Letter writer Leonard Abess’ is surely prescient when he writes that the impact of the diversity achieved at the Univ. of Miami after integration in the sixties was priceless and would one day usher in an era of “promise and possibility we could only dream of 50 years ago.”

UM, however, was no passive participant in the integration process, even though it had to await legal approval from the state before it was allowed to integrate in 1962. Rather, UM had even in the early fifties the only undergraduate department of race relations in America, euphemistically titled Human Relations, offering a concentration in minority studies without parallel and taught by outstanding academics. UM was the trailblazer in this field at a time when only NYU had such a department at the graduate level.

Even though UM prior to 1962 was barred by law from admitting black students, it was already creating a climate in which integration one day would go forward peacefully in Greater Miami.
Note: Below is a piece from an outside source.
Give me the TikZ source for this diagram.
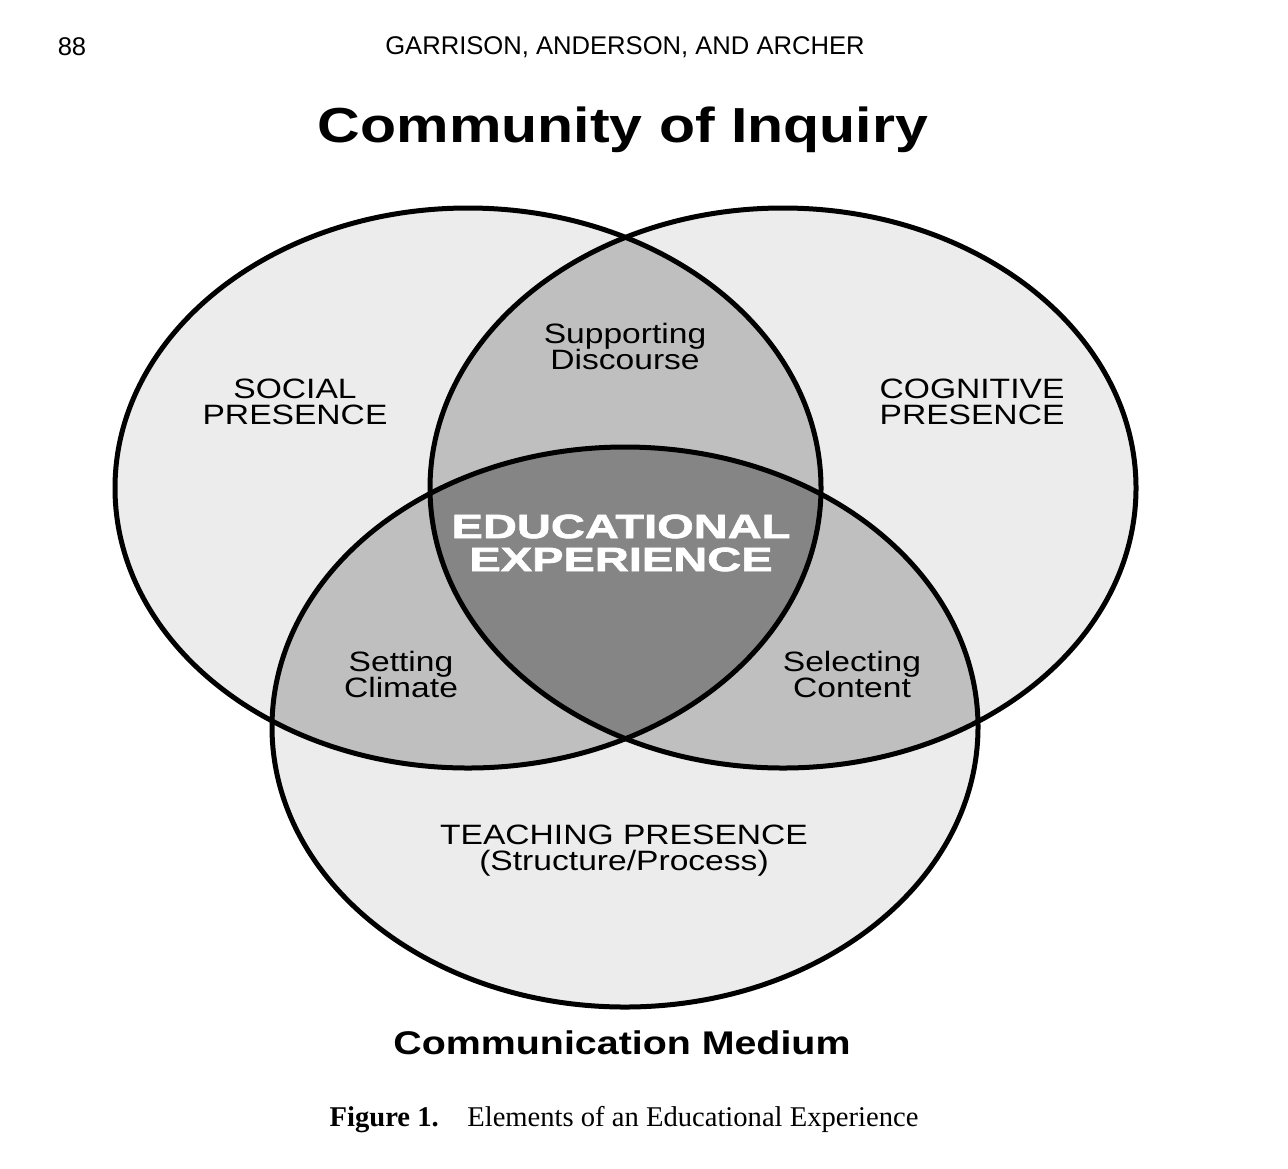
\documentclass[tikz,border=0pt]{standalone}
\usepackage{fontspec}
\setmainfont{Liberation Serif}
\setsansfont{Liberation Sans}
\newfontfamily\widefont[FakeStretch=1.2]{Liberation Sans}
\newfontfamily\heavyfont[FakeStretch=1.4,FakeBold=2]{Liberation Sans Bold}
\newcommand{\tightlines}{\lineskiplimit=-10pt\relax}
\usepackage{tikz}
\definecolor{coiouter}{gray}{0.925}
\definecolor{coipair}{gray}{0.75}
\definecolor{coicore}{gray}{0.52}
\tikzset{
  rim/.style={draw=black, line width=2.5pt},
  headtext/.style={inner sep=0pt, font=\sffamily\fontsize{12.8}{14}\selectfont},
  titletext/.style={inner sep=0pt, font=\widefont\bfseries\fontsize{24.6}{28}\selectfont},
  presence/.style={inner sep=0pt, align=center,
    font=\widefont\fontsize{14}{13}\selectfont\tightlines},
  coretext/.style={inner sep=0pt, align=center, text=white,
    font=\heavyfont\fontsize{16.8}{16.5}\selectfont\tightlines},
  capline/.style={inner sep=0pt, font=\rmfamily\fontsize{14.3}{17}\selectfont}
}
\newcommand{\socialpath}{(468,488) ellipse [x radius=353, y radius=280]}
\newcommand{\cognitivepath}{(783,488) ellipse [x radius=353, y radius=280]}
\newcommand{\teachingpath}{(625,727) ellipse [x radius=353, y radius=280]}

\begin{document}
\begin{tikzpicture}[x=0.5pt,y=-0.5pt]
  \useasboundingbox (0,0) rectangle (1288,1168);
  % single presences
  \fill[coiouter] \socialpath;
  \fill[coiouter] \cognitivepath;
  \fill[coiouter] \teachingpath;
  % overlaps of two
  \begin{scope}
    \clip \socialpath;
    \fill[coipair] \cognitivepath;
    \fill[coipair] \teachingpath;
  \end{scope}
  \begin{scope}
    \clip \cognitivepath;
    \fill[coipair] \teachingpath;
  \end{scope}
  % overlap of all three
  \begin{scope}
    \clip \socialpath;
    \clip \cognitivepath;
    \fill[coicore] \teachingpath;
  \end{scope}
  \draw[rim] \socialpath;
  \draw[rim] \cognitivepath;
  \draw[rim] \teachingpath;

  \node[headtext] (pageno) at (72,47) {88};
  \node[headtext] (running) at (625,47) {GARRISON, ANDERSON, AND ARCHER};
  \node[titletext] (title) at (623,130) {Community of Inquiry};

  \node[presence] (social) at (295,402) {SOCIAL\\PRESENCE};
  \node[presence] (cognitive) at (972,402) {COGNITIVE\\PRESENCE};
  \node[presence] (discourse) at (625,346) {Supporting\\Discourse};
  \node[coretext] (core) at (621,543) {EDUCATIONAL\\EXPERIENCE};
  \node[presence] (climate) at (401,674) {Setting\\Climate};
  \node[presence] (content) at (852,674) {Selecting\\Content};
  \node[presence] (teaching) at (624,851) {TEACHING PRESENCE\\(Structure/Process)};

  \node[titletext, font=\widefont\bfseries\fontsize{16.4}{18}\selectfont] (medium) at (622,1043) {Communication Medium};
  \node[capline] (caption) at (624,1120) {\textbf{Figure 1.}\quad Elements of an Educational Experience};
\end{tikzpicture}
\end{document}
It was anticipating a color-blind society in which students regardless of race could pursue their educational opportunities where they chose.

The Human Relations majors from UM would fan out around the country in the fifties and sixties to apply what they earned during a time of critical national transition in the fight for equality. Many UM grads were actively working for integration in the south long before it was recognized by a majority of southerners as the just and humane course. Some of the students persevered at great risk to themselves.

One of the professors who taught human relations was Donald Sprague, who also doubled as coach of the UM varsity debate team. In 1953, when the national debate topic was about a Federal Fair Employment Practices Commission, his knowledgeable debaters won the national championship at West Point in part by applying what they had learned from the Human Relations department.

While the faculty at UM in the fifties was of outstanding quality, the professors of race relations are remembered fondly by their former students today for the breadth of instruction they imparted on this critical issue at a critical time.